> **Information provided**:
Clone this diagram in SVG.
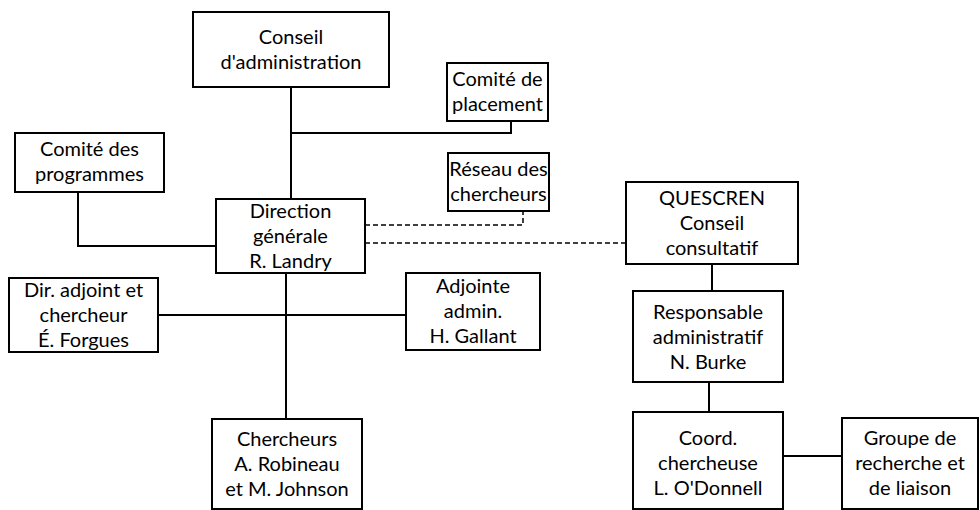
<svg xmlns="http://www.w3.org/2000/svg" width="980" height="510" viewBox="0 0 980 510">
<style>
.box{fill:#fff;stroke:#000;stroke-width:2}
.ln{fill:none;stroke:#000;stroke-width:2}
.dash{fill:none;stroke:#000;stroke-width:1.5;stroke-dasharray:5,3}
text{font-family:Lato,"Open Sans","Liberation Sans",sans-serif;font-size:20px;fill:#000;text-anchor:middle}
</style>
<rect width="980" height="510" fill="#fff"/>
<g id="connectors">
<path class="ln" d="M291 87V200"/>
<path class="ln" d="M291 133H511V121"/>
<path class="ln" d="M78 192V246H216"/>
<path class="ln" d="M286 273V419"/>
<path class="ln" d="M158 315H406"/>
<path class="ln" d="M712 264V291"/>
<path class="ln" d="M709 382V412"/>
<path class="ln" d="M783 456H842"/>
<path class="dash" d="M365 225H523V211"/>
<path class="dash" d="M365 243H626"/>
</g>
<g id="conseil">
<rect class="box" x="193" y="12" width="196" height="75"/>
<text x="291" y="44">Conseil</text>
<text x="291" y="69">d'administration</text>
</g>
<g id="placement">
<rect class="box" x="447" y="63" width="101" height="58"/>
<text x="497.5" y="86">Comité de</text>
<text x="497.5" y="111">placement</text>
</g>
<g id="programmes">
<rect class="box" x="15" y="133" width="149" height="59"/>
<text x="89.5" y="156">Comité des</text>
<text x="89.5" y="181">programmes</text>
</g>
<g id="reseau">
<rect class="box" x="448" y="153" width="101" height="58"/>
<text x="498.5" y="176">Réseau des</text>
<text x="498.5" y="201">chercheurs</text>
</g>
<g id="direction">
<rect class="box" x="216" y="199" width="149" height="74"/>
<text x="290.5" y="218">Direction</text>
<text x="290.5" y="243">générale</text>
<text x="290.5" y="268">R. Landry</text>
</g>
<g id="quescren">
<rect class="box" x="626" y="182" width="172" height="82"/>
<text x="712" y="205">QUESCREN</text>
<text x="712" y="230">Conseil</text>
<text x="712" y="255">consultatif</text>
</g>
<g id="diradjoint">
<rect class="box" x="9" y="278" width="149" height="74"/>
<text x="83.5" y="297">Dir. adjoint et</text>
<text x="83.5" y="322">chercheur</text>
<text x="83.5" y="347">É. Forgues</text>
</g>
<g id="adjointe">
<rect class="box" x="406" y="273" width="134" height="77"/>
<text x="473" y="293">Adjointe</text>
<text x="473" y="318">admin.</text>
<text x="473" y="343">H. Gallant</text>
</g>
<g id="responsable">
<rect class="box" x="633" y="291" width="150" height="91"/>
<text x="708" y="319">Responsable</text>
<text x="708" y="344">administratif</text>
<text x="708" y="369">N. Burke</text>
</g>
<g id="chercheurs">
<rect class="box" x="212" y="419" width="150" height="90"/>
<text x="287" y="446">Chercheurs</text>
<text x="287" y="471">A. Robineau</text>
<text x="287" y="496">et M. Johnson</text>
</g>
<g id="coord">
<rect class="box" x="633" y="412" width="150" height="97"/>
<text x="708" y="445">Coord.</text>
<text x="708" y="470">chercheuse</text>
<text x="708" y="495">L. O'Donnell</text>
</g>
<g id="groupe">
<rect class="box" x="842" y="418" width="136" height="91"/>
<text x="910" y="445">Groupe de</text>
<text x="910" y="470">recherche et</text>
<text x="910" y="495">de liaison</text>
</g>
</svg>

> **Your objective**:
Your task is an exact transcription of all the data, minus the pictures.

> **Solution for this exercise**:
Clone this diagram in SVG.
<svg xmlns="http://www.w3.org/2000/svg" width="980" height="510" viewBox="0 0 980 510">
<style>
.box{fill:#fff;stroke:#000;stroke-width:2}
.ln{fill:none;stroke:#000;stroke-width:2}
.dash{fill:none;stroke:#000;stroke-width:1.5;stroke-dasharray:5,3}
text{font-family:Lato,"Open Sans","Liberation Sans",sans-serif;font-size:20px;fill:#000;text-anchor:middle}
</style>
<rect width="980" height="510" fill="#fff"/>
<g id="connectors">
<path class="ln" d="M291 87V200"/>
<path class="ln" d="M291 133H511V121"/>
<path class="ln" d="M78 192V246H216"/>
<path class="ln" d="M286 273V419"/>
<path class="ln" d="M158 315H406"/>
<path class="ln" d="M712 264V291"/>
<path class="ln" d="M709 382V412"/>
<path class="ln" d="M783 456H842"/>
<path class="dash" d="M365 225H523V211"/>
<path class="dash" d="M365 243H626"/>
</g>
<g id="conseil">
<rect class="box" x="193" y="12" width="196" height="75"/>
<text x="291" y="44">Conseil</text>
<text x="291" y="69">d'administration</text>
</g>
<g id="placement">
<rect class="box" x="447" y="63" width="101" height="58"/>
<text x="497.5" y="86">Comité de</text>
<text x="497.5" y="111">placement</text>
</g>
<g id="programmes">
<rect class="box" x="15" y="133" width="149" height="59"/>
<text x="89.5" y="156">Comité des</text>
<text x="89.5" y="181">programmes</text>
</g>
<g id="reseau">
<rect class="box" x="448" y="153" width="101" height="58"/>
<text x="498.5" y="176">Réseau des</text>
<text x="498.5" y="201">chercheurs</text>
</g>
<g id="direction">
<rect class="box" x="216" y="199" width="149" height="74"/>
<text x="290.5" y="218">Direction</text>
<text x="290.5" y="243">générale</text>
<text x="290.5" y="268">R. Landry</text>
</g>
<g id="quescren">
<rect class="box" x="626" y="182" width="172" height="82"/>
<text x="712" y="205">QUESCREN</text>
<text x="712" y="230">Conseil</text>
<text x="712" y="255">consultatif</text>
</g>
<g id="diradjoint">
<rect class="box" x="9" y="278" width="149" height="74"/>
<text x="83.5" y="297">Dir. adjoint et</text>
<text x="83.5" y="322">chercheur</text>
<text x="83.5" y="347">É. Forgues</text>
</g>
<g id="adjointe">
<rect class="box" x="406" y="273" width="134" height="77"/>
<text x="473" y="293">Adjointe</text>
<text x="473" y="318">admin.</text>
<text x="473" y="343">H. Gallant</text>
</g>
<g id="responsable">
<rect class="box" x="633" y="291" width="150" height="91"/>
<text x="708" y="319">Responsable</text>
<text x="708" y="344">administratif</text>
<text x="708" y="369">N. Burke</text>
</g>
<g id="chercheurs">
<rect class="box" x="212" y="419" width="150" height="90"/>
<text x="287" y="446">Chercheurs</text>
<text x="287" y="471">A. Robineau</text>
<text x="287" y="496">et M. Johnson</text>
</g>
<g id="coord">
<rect class="box" x="633" y="412" width="150" height="97"/>
<text x="708" y="445">Coord.</text>
<text x="708" y="470">chercheuse</text>
<text x="708" y="495">L. O'Donnell</text>
</g>
<g id="groupe">
<rect class="box" x="842" y="418" width="136" height="91"/>
<text x="910" y="445">Groupe de</text>
<text x="910" y="470">recherche et</text>
<text x="910" y="495">de liaison</text>
</g>
</svg>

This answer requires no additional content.